D’un côté, le Qatar, l’Arabie Saoudite et Israël cherchent à changer de régime en Syrie pour construire des gazoducs à destination de l’Europe. D’autre part, les États-Unis bouleversent les chaînes d’approvisionnement russes — via la crise ukrainienne et le régime de sanctions européen — pour déstabiliser la Russie et les relations russo-européennes. À ce titre, la Crimée est significative, car elle est un carrefour de distribution primaire pour l’Europe, un statut menacé par le coup d’État. La réunification de la Crimée avec la Russie a eu lieu directement dans le contexte du conflit syrien en réponse aux stratégies globales de contention et de déplacement des marchés étasuniens. D’autres pressions ont été exercées sur la Russie par la déflation des prix du pétrole par le gaz de schiste et la contrebande du pétrole de Daesh.
La stratégie américaine en Syrie s’est tragiquement métastasée en une politique de « destruction de la nation », de procuration, de guerre par mercenaires, de déstabilisation, de balkanisation et de nettoyage ethnique (la « crise des réfugiés »). La Syrie a été horriblement sacrifiée sur l’autel de l’obsession que la Sécurité nationale US fait de la Russie.

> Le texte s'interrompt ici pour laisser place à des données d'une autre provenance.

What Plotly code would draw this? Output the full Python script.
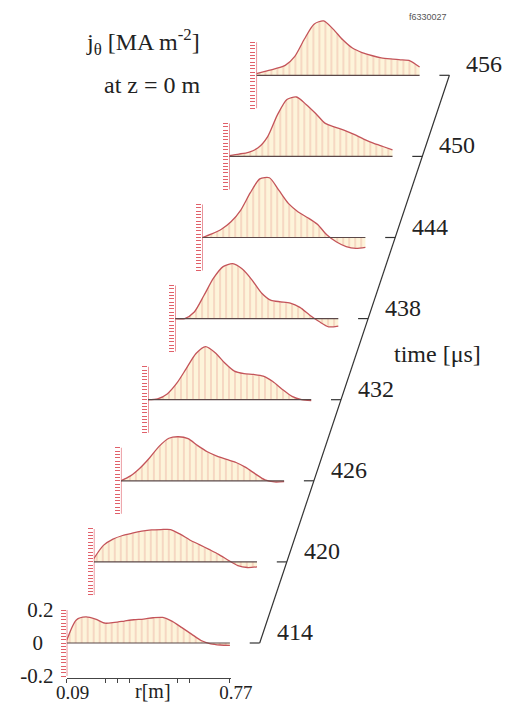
import plotly.graph_objects as go

# ---------------- data ----------------
R = [0.09, 0.13, 0.17, 0.21, 0.25, 0.29, 0.33, 0.37, 0.41, 0.45,
     0.49, 0.53, 0.57, 0.61, 0.65, 0.69, 0.73, 0.77]
TIMES = [414, 420, 426, 432, 438, 444, 450, 456]

J414 = [0.016, 0.140, 0.158, 0.145, 0.120, 0.125, 0.133, 0.141, 0.145, 0.153,
        0.155, 0.131, 0.093, 0.054, 0.015, -0.005, -0.012, -0.014]
J420 = [0.020, 0.100, 0.138, 0.160, 0.174, 0.186, 0.194, 0.196, 0.196, 0.168,
        0.133, 0.105, 0.076, 0.046, 0.010, -0.022, -0.034, -0.030]
J426 = [0.000, 0.030, 0.078, 0.140, 0.210, 0.258, 0.267, 0.255, 0.213, 0.176,
        0.150, 0.130, 0.111, 0.081, 0.042, 0.006, -0.007, -0.005]
J432 = [0.000, 0.005, 0.035, 0.100, 0.190, 0.280, 0.322, 0.285, 0.222, 0.173,
        0.158, 0.153, 0.143, 0.110, 0.062, 0.020, 0.000, -0.005]
J438 = [0.000, 0.000, 0.040, 0.140, 0.245, 0.315, 0.333, 0.300, 0.235, 0.155,
        0.110, 0.102, 0.094, 0.068, 0.022, -0.018, -0.050, -0.045]
J444 = [0.000, 0.022, 0.050, 0.095, 0.165, 0.270, 0.355, 0.362, 0.285, 0.205,
        0.155, 0.120, 0.080, 0.015, -0.027, -0.055, -0.066, -0.060]
J450 = [0.005, 0.014, 0.025, 0.052, 0.120, 0.250, 0.345, 0.360, 0.315, 0.260,
        0.200, 0.178, 0.158, 0.133, 0.105, 0.080, 0.060, 0.040]
J456 = [0.010, 0.025, 0.040, 0.060, 0.115, 0.220, 0.310, 0.330, 0.280, 0.215,
        0.165, 0.138, 0.120, 0.106, 0.099, 0.094, 0.088, 0.050]
SERIES = [J414, J420, J426, J432, J438, J444, J450, J456]

Y_TICKS = [round(-0.2 + 0.02 * k, 2) for k in range(21)]
Y_TICK_LABELS = {0.2: "0.2", 0.0: "0\u00a0\u00a0", -0.2: "-0.2"}
X_TICKS = [0.09, 0.25, 0.30, 0.35, 0.55, 0.60, 0.77]
X_TICK_LABELS = {0.09: "0.09", 0.77: "0.77"}

# ---------------- layout geometry ----------------
W, H = 513, 708
LEFT0, BASE0 = 66.7, 643.0      # pixel of (r=0.09, j=0) for first panel
STEP_X, STEP_Y = 27.1, 81.1     # pixel offset between successive panels
PX_R, PX_J = 240.0, 165.0       # pixels per metre / per MA m^-2
R_LO, R_HI = 0.09, 0.775
J_LO, J_HI = -0.21, 0.40
TAX_DX = 193.0                  # time axis offset from panel left
TICK_PX = 10.0

FONT = "Liberation Serif, Times New Roman, serif"
CURVE = "#c4545a"
FILL_BG = "#fdf4da"
HATCH = "#e3958a"
AXRED = "#e0606a"
BASE = "#5b4848"
TXT = "#222222"

fig = go.Figure()
layout = dict(width=W, height=H, margin=dict(l=0, r=0, t=0, b=0, pad=0),
              paper_bgcolor="white", plot_bgcolor="rgba(0,0,0,0)",
              showlegend=False, font=dict(family=FONT, color=TXT))
shapes = []

for i, (t, j) in enumerate(zip(TIMES, SERIES)):
    n = i + 1
    xa = "x" if n == 1 else f"x{n}"
    ya = "y" if n == 1 else f"y{n}"
    xk = "xaxis" if n == 1 else f"xaxis{n}"
    yk = "yaxis" if n == 1 else f"yaxis{n}"
    left = LEFT0 + STEP_X * i
    base = BASE0 - STEP_Y * i
    x0 = left
    x1 = left + (R_HI - R_LO) * PX_R
    ytop = base - J_HI * PX_J
    ybot = base - J_LO * PX_J

    fig.add_trace(go.Scatter(
        x=R, y=j, xaxis=xa, yaxis=ya, mode="lines",
        line=dict(color=CURVE, width=1.3, shape="spline", smoothing=0.7),
        fill="tozeroy", fillcolor=FILL_BG,
        fillpattern=dict(shape="|", fgcolor=HATCH, bgcolor=FILL_BG,
                         size=6, solidity=0.2),
        hoverinfo="skip"))

    first = (i == 0)
    layout[xk] = dict(domain=[x0 / W, x1 / W], range=[R_LO, R_HI], anchor=ya,
                      automargin=False,
                      showgrid=False, zeroline=False,
                      showline=first, linecolor="#444444", linewidth=1,
                      ticks="outside" if first else "", ticklen=4,
                      tickcolor="#444444",
                      tickvals=X_TICKS if first else [],
                      ticktext=[X_TICK_LABELS.get(v, "") for v in X_TICKS] if first else [],
                      showticklabels=first, ticklabelstandoff=-6,
                      ticklabelshift=6,
                      tickfont=dict(family=FONT, size=19, color=TXT))
    layout[yk] = dict(domain=[1 - ybot / H, 1 - ytop / H], range=[J_LO, J_HI],
                      anchor=xa, automargin=False,
                      showgrid=False, zeroline=False, showline=False,
                      ticks="outside", ticklen=5, tickwidth=1, tickcolor=AXRED,
                      tickvals=Y_TICKS,
                      ticktext=[Y_TICK_LABELS.get(v, "") for v in Y_TICKS],
                      showticklabels=first, ticklabelstandoff=3,
                      tickfont=dict(family=FONT, size=21, color=TXT))
    # red vertical axis line (-0.2 .. 0.2)
    shapes.append(dict(type="line", xref=xa, yref=ya, x0=R[0], x1=R[0],
                       y0=Y_TICKS[0], y1=Y_TICKS[-1],
                       line=dict(color=AXRED, width=1.3), layer="above"))
    # baseline
    shapes.append(dict(type="line", xref=xa, yref=ya, x0=R[0], x1=R[-1],
                       y0=0, y1=0, line=dict(color=BASE, width=1.2),
                       layer="above"))

# ---------------- oblique time axis on an overlay axis pair ----------------
t0 = TIMES[0]
tx_lo = t0 - (LEFT0 + TAX_DX) * 6 / STEP_X
tx_hi = t0 + (W - LEFT0 - TAX_DX) * 6 / STEP_X
ty_lo = t0 - (H - BASE0) * 6 / STEP_Y
ty_hi = t0 + BASE0 * 6 / STEP_Y
layout["xaxis9"] = dict(domain=[0, 1], range=[tx_lo, tx_hi], visible=False,
                        anchor="y9", automargin=False)
layout["yaxis9"] = dict(domain=[0, 1], range=[ty_lo, ty_hi], visible=False,
                        anchor="x9", automargin=False)

fig.add_trace(go.Scatter(x=TIMES, y=TIMES, xaxis="x9", yaxis="y9",
                         mode="lines", line=dict(color="#333333", width=1.2),
                         hoverinfo="skip"))
dt = TICK_PX * 6 / STEP_X
tx, ty = [], []
for t in TIMES:
    tx += [t - dt, t, None]
    ty += [t, t, None]
fig.add_trace(go.Scatter(x=tx, y=ty, xaxis="x9", yaxis="y9", mode="lines",
                         line=dict(color="#333333", width=1.2),
                         hoverinfo="skip"))

annotations = []
for t in TIMES:
    annotations.append(dict(xref="x9", yref="y9", x=t, y=t, text=str(t),
                            showarrow=False, xanchor="left", yanchor="bottom",
                            xshift=15, yshift=-4,
                            font=dict(family=FONT, size=24, color=TXT)))

annotations += [
    dict(xref="paper", yref="paper", x=202 / W, y=1 - 42 / H,
         text="j<sub>θ</sub> [MA m<sup>-2</sup>]", showarrow=False,
         xanchor="right", yanchor="middle",
         font=dict(family=FONT, size=24, color=TXT)),
    dict(xref="paper", yref="paper", x=203 / W, y=1 - 85 / H,
         text="at z = 0 m", showarrow=False, xanchor="right", yanchor="middle",
         font=dict(family=FONT, size=24, color=TXT)),
    dict(xref="paper", yref="paper", x=428 / W, y=1 - 17 / H,
         text="f6330027", showarrow=False, xanchor="center", yanchor="middle",
         font=dict(family="Liberation Sans", size=9, color="#555555")),
    dict(xref="paper", yref="paper", x=437 / W, y=1 - 354 / H,
         text="time [μs]", showarrow=False, xanchor="center", yanchor="middle",
         font=dict(family=FONT, size=24, color=TXT)),
    dict(xref="paper", yref="paper", x=153 / W, y=1 - 691 / H,
         text="r[m]", showarrow=False, xanchor="center", yanchor="middle",
         font=dict(family=FONT, size=20, color=TXT)),
]

layout["shapes"] = shapes
layout["annotations"] = annotations
fig.update_layout(**layout)
fig.write_html("out.html")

Si bien que la question de Trump, « Qu’est-ce que ça peut nous faire ? », expose clairement pourquoi l’establishment de la Sécurité nationale a condamné sa candidature dans des termes aussi caustiques. Pour cette élite, permettre à Poutine de gagner en Syrie impliquerait non seulement d’accepter Assad, mais aussi d’offrir à la Russie une présence permanente dans la région. Or, exclure et repousser la Russie a toujours été l’objectif des États-Unis. Et la russophilie de Trump est un défi direct envoyé à l’establishment de la Sécurité nationale dans son plan d’éjecter Poutine hors d’Europe.

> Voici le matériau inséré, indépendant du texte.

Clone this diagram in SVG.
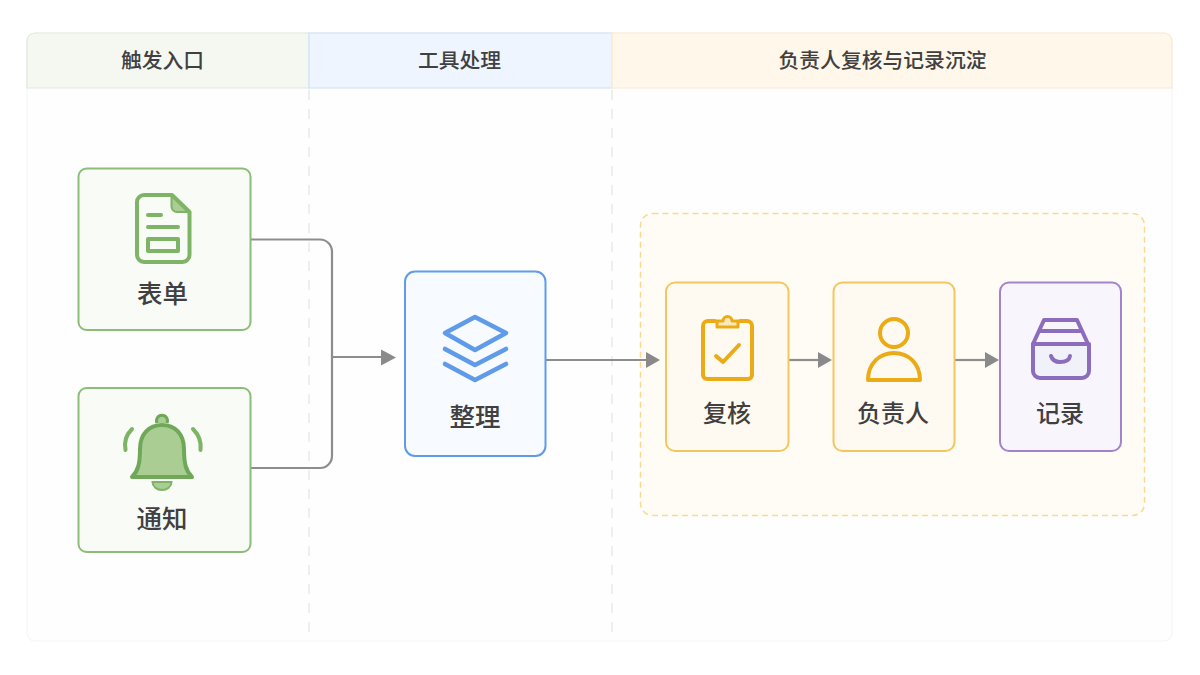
<svg xmlns="http://www.w3.org/2000/svg" width="1200" height="675" viewBox="0 0 1200 675">
<style>
text{font-family:"Noto Sans CJK SC","Liberation Sans",sans-serif;fill:#404040;text-anchor:middle}
.h{font-size:20.800px;font-weight:500}
.n{font-size:25.500px;font-weight:500}
.s{font-size:24px;font-weight:500}
.div{fill:none;stroke:#e6eae6;stroke-width:1.5;stroke-dasharray:10 9}
.c{fill:none;stroke:#8d8d8d;stroke-width:2.200}
.ar{fill:#8a8a8a}
.green{fill:#f9fbf7;stroke:#8cbd76;stroke-width:2}
.blue{fill:#f7faff;stroke:#5f9be9;stroke-width:2}
.yel{fill:#fffaf1;stroke:#f6c65e;stroke-width:2}
.pur{fill:#f8f5fd;stroke:#a283cc;stroke-width:2}
.ig{fill:none;stroke:#7db465;stroke-width:4;stroke-linecap:round;stroke-linejoin:round}
.ib{fill:none;stroke:#5f9be9;stroke-width:4.600;stroke-linecap:round;stroke-linejoin:round}
.iy{fill:none;stroke:#ebab16;stroke-width:4;stroke-linecap:round;stroke-linejoin:round}
.ip{fill:none;stroke:#8c6cbd;stroke-width:4;stroke-linecap:round;stroke-linejoin:round}
</style>
<rect width="1200" height="675" fill="#fff"/>
<g id="lanes">
<rect x="27" y="33" width="1145" height="608" rx="8" fill="#fefefe" stroke="#f3f5f3" stroke-width="1.200"/>
<path d="M27 88V41a8 8 0 0 1 8-8H309V88Z" fill="#f4f8f1" stroke="#e2eadd" stroke-width="1.200"/>
<rect x="309" y="33" width="303" height="55" fill="#eef5fe" stroke="#d5e3f5" stroke-width="1.200"/>
<path d="M612 33H1164a8 8 0 0 1 8 8V88H612Z" fill="#fef7ea" stroke="#f8ebd3" stroke-width="1.200"/>
<path class="div" d="M309 90V634M612 90V634"/>
<text class="h" x="162.500" y="68">触发入口</text>
<text class="h" x="459.500" y="68">工具处理</text>
<text class="h" x="882.500" y="68">负责人复核与记录沉淀</text>
</g>
<rect id="group-review" x="640.500" y="213.500" width="504" height="302" rx="12" fill="#fffcf6" stroke="#f9d98f" stroke-width="1.500" stroke-dasharray="6 4"/>
<g id="connectors">
<path class="c" d="M251 239.500H320a12 12 0 0 1 12 12V456a12 12 0 0 1-12 12H251"/>
<path class="c" d="M332 357H384"/>
<path class="ar" d="M381 349.500L396 357.500L381 365.500Z"/>
<path class="c" d="M546 360H648"/>
<path class="ar" d="M646 352L660 360L646 368Z"/>
<path class="c" d="M789 360H820"/>
<path class="ar" d="M818 352L832 360L818 368Z"/>
<path class="c" d="M955 360H986"/>
<path class="ar" d="M985 352L999 360L985 368Z"/>
</g>
<g id="node-form">
<rect class="green" x="78.500" y="168.500" width="172" height="161.500" rx="8"/>
<path d="M171.500 195L189 212H177a5.500 5.500 0 0 1-5.500-5.500Z" fill="#a9cd92" stroke="#7db465" stroke-width="2"/>
<path class="ig" d="M144 195H172L189.500 212V255a7 7 0 0 1-7 7H144a7 7 0 0 1-7-7V202a7 7 0 0 1 7-7Z"/>
<path class="ig" d="M148 215H161M148 227H178"/>
<rect class="ig" x="148" y="239" width="30" height="12"/>
<text class="n" x="162.500" y="303">表单</text>
</g>
<g id="node-notify">
<rect class="green" x="78.500" y="388" width="172" height="164" rx="8"/>
<path d="M152.500 482a9.500 8 0 0 0 19 0Z" fill="#a9cd92" stroke="#7db465" stroke-width="2"/>
<path d="M132 477C138 471 140 464 140 449C140 434 149 425 162 425C175 425 184 434 184 449C184 464 186 471 192 477Z" fill="#a9cd92" stroke="#70a859" stroke-width="4" stroke-linejoin="round"/>
<path d="M157 423a5.500 5.500 0 1 1 10 0" fill="#a9cd92" stroke="#70a859" stroke-width="3"/>
<path class="ig" d="M132 429Q123 438 125.500 450M193 429Q202 438 200.500 450"/>
<text class="n" x="162" y="528">通知</text>
</g>
<g id="node-tidy">
<rect class="blue" x="405" y="271.500" width="140.500" height="184.500" rx="10"/>
<path class="ib" d="M475 317L506 333L475 350L445 333Z"/>
<path class="ib" d="M445 349L475 365L506 349M445 364L475 380L506 364"/>
<text class="n" x="475" y="426">整理</text>
</g>
<g id="node-review">
<rect class="yel" x="666" y="282.500" width="122.500" height="168.500" rx="9"/>
<path class="iy" d="M715 321H708a5 5 0 0 0-5 5V375a4 4 0 0 0 4 4H748a4 4 0 0 0 4-4V326a5 5 0 0 0-5-5H740"/>
<path d="M717 327H738V321H732a4.500 4.500 0 0 0-9 0H717Z" fill="#fbe9bc" stroke="#ebab16" stroke-width="3" stroke-linejoin="round"/>
<path class="iy" d="M716 356L723 362L739 345"/>
<text class="s" x="727" y="422">复核</text>
</g>
<g id="node-owner">
<rect class="yel" x="833.500" y="282.500" width="121" height="168.500" rx="9"/>
<circle class="iy" cx="894" cy="333" r="14"/>
<path class="iy" d="M868 380C868 363 880 353 894 353C908 353 920 363 920 380Z"/>
<text class="s" x="893" y="422">负责人</text>
</g>
<g id="node-record">
<rect class="pur" x="1000" y="282.500" width="121" height="168.500" rx="9"/>
<path d="M1033 344H1089V371a7 7 0 0 1-7 7H1040a7 7 0 0 1-7-7Z" fill="#f1f1fa"/>
<path class="ip" d="M1033 344L1044 320H1077L1088 344M1041 331H1080"/>
<path class="ip" d="M1033 344H1089V371a7 7 0 0 1-7 7H1040a7 7 0 0 1-7-7Z"/>
<path class="ip" d="M1051 356Q1053 362 1060 362Q1069 362 1070 356" stroke-width="3.400"/>
<text class="s" x="1060" y="422">记录</text>
</g>
</svg>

Trump a toutefois remporté l’élection et il est sur une trajectoire de collision directe avec l’establishment de la Sécurité nationale. Évidemment, Trump fait un révolutionnaire peu probable. Il n’a jamais dit qu’il remettrait en cause la Loi sur la Sécurité nationale de 1947. D’ailleurs, aucun président ne l’a fait. Cela signifie qu’il acceptera son appareil sombre et ses méthodes bureaucratiques. En effet, il soutient l’augmentation de la surveillance de la NSA, l’expansion des dépenses militaires, l’activisme de la CIA, le piratage téléphonique du FBI, etc. En fait, Trump suggère simplement une cible différente pour que les affaires tournent comme d’habitude, en nous rappelant notre dernier cycle de propagande, la « guerre contre le terrorisme ».

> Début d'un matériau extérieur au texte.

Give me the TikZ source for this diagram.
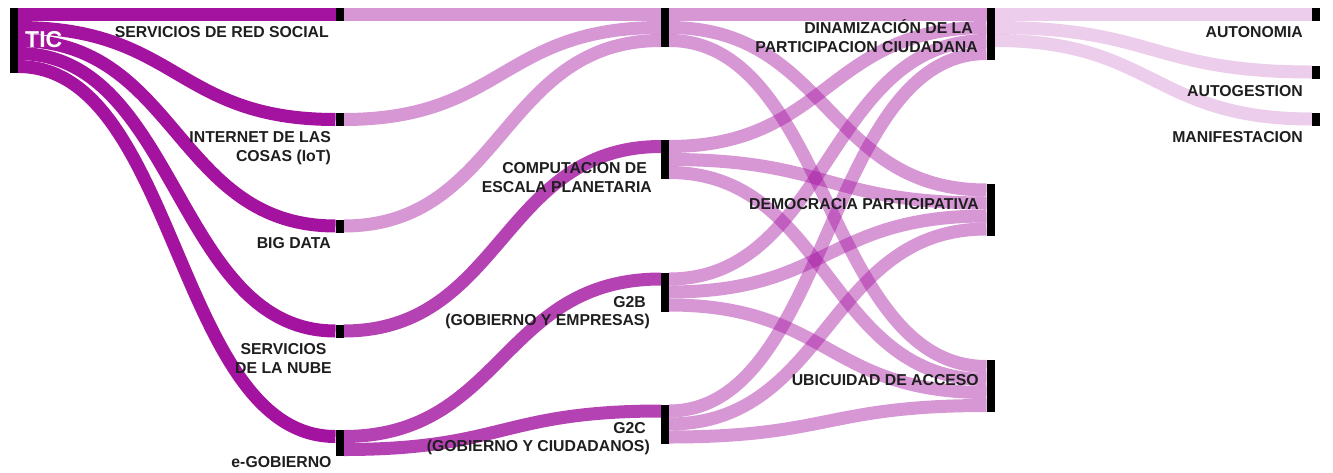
\documentclass[tikz,border=0pt]{standalone}
\usepackage{fontspec}
\setmainfont{Liberation Sans}
\usetikzlibrary{calc}
\definecolor{flowc}{RGB}{163,19,160}
\definecolor{txt}{RGB}{30,30,30}
\tikzset{
 bar/.style={rectangle, fill=black, draw=none, minimum width=8pt, inner sep=0pt, outer sep=0pt, anchor=north west},
 band/.style={line width=13pt, draw=flowc},
 dark/.style={band},
 mid/.style={band, draw opacity=0.8},
 light/.style={band, draw opacity=0.44},
 pale/.style={band, draw opacity=0.21},
 lbl/.style={font=\fontsize{15.8}{18}\selectfont\bfseries, text=txt, inner sep=0pt, anchor=base east},
 lblc/.style={lbl, anchor=base},
}
\newcommand\flowband[5]{\draw[#1] ($(#2.north east)+(0,#3)$) .. controls +(160,0) and +(-160,0) .. ($(#4.north west)+(0,#5)$);}
\begin{document}
\begin{tikzpicture}[x=1pt,y=-1pt]
\useasboundingbox (0,0) rectangle (1333,472);
% bars
\node[bar, minimum height=65pt] (TIC) at (10,8) {};
\node[bar, minimum height=13pt] (RS) at (335.5,8) {};
\node[bar, minimum height=13pt] (IOT) at (335.5,113) {};
\node[bar, minimum height=13pt] (BD) at (335.5,219.5) {};
\node[bar, minimum height=13pt] (NUBE) at (335.5,324.5) {};
\node[bar, minimum height=26pt] (EGOB) at (335.5,430) {};
\node[bar, minimum height=39pt] (T) at (661,8) {};
\node[bar, minimum height=39pt] (COMP) at (661,140) {};
\node[bar, minimum height=39pt] (G2B) at (661,272.5) {};
\node[bar, minimum height=39pt] (G2C) at (661,404.5) {};
\node[bar, minimum height=52pt] (DIN) at (986.5,8) {};
\node[bar, minimum height=52pt] (DEMO) at (986.5,183.5) {};
\node[bar, minimum height=52pt] (UBIC) at (986.5,360) {};
\node[bar, minimum height=13pt] (AUTO) at (1312,8) {};
\node[bar, minimum height=13pt] (AUTOG) at (1312,65.5) {};
\node[bar, minimum height=13pt] (MANIF) at (1312,112.5) {};
% flows
\flowband{dark}{TIC}{6.5}{RS}{6.5}
\flowband{dark}{TIC}{19.5}{IOT}{6.5}
\flowband{dark}{TIC}{32.5}{BD}{6.5}
\flowband{dark}{TIC}{45.5}{NUBE}{6.5}
\flowband{dark}{TIC}{58.5}{EGOB}{6.5}
\flowband{light}{RS}{6.5}{T}{6.5}
\flowband{light}{IOT}{6.5}{T}{19.5}
\flowband{light}{BD}{6.5}{T}{32.5}
\flowband{mid}{NUBE}{6.5}{COMP}{6.5}
\flowband{mid}{EGOB}{6.5}{G2B}{6.5}
\flowband{mid}{EGOB}{19.5}{G2C}{6.5}
\flowband{light}{T}{6.5}{DIN}{6.5}
\flowband{light}{T}{19.5}{DEMO}{6.5}
\flowband{light}{T}{32.5}{UBIC}{6.5}
\flowband{light}{COMP}{6.5}{DIN}{19.5}
\flowband{light}{COMP}{19.5}{DEMO}{19.5}
\flowband{light}{COMP}{32.5}{UBIC}{19.5}
\flowband{light}{G2B}{6.5}{DIN}{32.5}
\flowband{light}{G2B}{19.5}{DEMO}{32.5}
\flowband{light}{G2B}{32.5}{UBIC}{32.5}
\flowband{light}{G2C}{6.5}{DIN}{45.5}
\flowband{light}{G2C}{19.5}{DEMO}{45.5}
\flowband{light}{G2C}{32.5}{UBIC}{45.5}
\flowband{pale}{DIN}{6.5}{AUTO}{6.5}
\flowband{pale}{DIN}{19.5}{AUTOG}{6.5}
\flowband{pale}{DIN}{32.5}{MANIF}{6.5}
% redraw bars on top
\foreach \n in {TIC,RS,IOT,BD,NUBE,EGOB,T,COMP,G2B,G2C,DIN,DEMO,UBIC,AUTO,AUTOG,MANIF}
  \fill[black] (\n.north west) rectangle (\n.south east);
% labels
\node[font=\fontsize{23}{26}\selectfont\bfseries, text=white, inner sep=0pt, anchor=base west] (lTIC) at (25,47.5) {TIC};
\node[lbl] (lRS) at (329,37.3) {SERVICIOS DE RED SOCIAL};
\node[lbl] (lIoT1) at (331,142) {INTERNET DE LAS};
\node[lbl] (lIoT2) at (331,161) {COSAS (IoT)};
\node[lbl] (lBD) at (331,248) {BIG DATA};
\node[lblc] (lNU1) at (283.5,354) {SERVICIOS};
\node[lblc] (lNU2) at (283.5,373) {DE LA NUBE};
\node[lblc] (lEG) at (281.5,467.5) {e-GOBIERNO};
\node[lbl] (lCO1) at (647,173) {COMPUTACION DE};
\node[lbl] (lCO2) at (652,192) {ESCALA PLANETARIA};
\node[lbl] (lG2B1) at (646,307) {G2B};
\node[lbl] (lG2B2) at (650,325) {(GOBIERNO Y EMPRESAS)};
\node[lbl] (lG2C1) at (646,433) {G2C};
\node[lbl] (lG2C2) at (650,451) {(GOBIERNO Y CIUDADANOS)};
\node[lbl] (lDI1) at (973,33) {DINAMIZACIÓN DE LA};
\node[lbl] (lDI2) at (978,52) {PARTICIPACION CIUDADANA};
\node[lbl] (lDE) at (979,209) {DEMOCRACIA PARTICIPATIVA};
\node[lbl] (lUB) at (979,385) {UBICUIDAD DE ACCESO};
\node[lbl] (lA1) at (1303,37) {AUTONOMIA};
\node[lbl] (lA2) at (1303,96) {AUTOGESTION};
\node[lbl] (lA3) at (1303,142.5) {MANIFESTACION};
\end{tikzpicture}
\end{document}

Toutefois, Trump n’a jusqu’à présent pas réussi à articuler l’ensemble d’un rapprochement russe dans le contexte d’une nécessaire glasnost étasunienne — c’est-à-dire une déconstruction de l’État de la Sécurité nationale. La campagne électorale aura été marquée par le vol en éclats de tabous imposés de longue date (souvenons-nous de l’opposition de Sanders à la CIA ou de son soutien aux sandinistes et à Cuba) ainsi que par la campagne de divulgation par WikiLeaks de documents gouvernementaux sensibles et dommageables. Durant cette campagne, Trump n’a pas saisi l’opportunité d’établir une vision crédible pour une réforme radicale ou même une révolution. En effet, il a été heureux de soutenir simultanément l’état de surveillance NSA et Wikileaks — et sans ironie !
Trump n’a pas encore articulé une vision cohérente d’un monde coopératif et multipolaire, ce qui implique d’inviter les citoyens ordinaires à exiger un changement radical du concept de sécurité nationale d’une part et de la place des États-Unis dans le monde d’autre part. Si elle ne conteste pas le NSC, l’insurrection de Trump se révèlera comme une simple distraction à la tâche urgente de trouver une voie de sortie hors du labyrinthe de l’Empire. Dans sa naïveté, la « révolution » de Trump ne servirait qu’à consolider l’impunité incontestée de l’État de la Sécurité nationale.
Si Trump est sérieux, il fera une critique cohérente de la Sécurité nationale US et de la catastrophe constitutionnelle que représente la Loi sur la Sécurité nationale. Si Trump est sérieux, il bravera la Loi sur la sécurité nationale.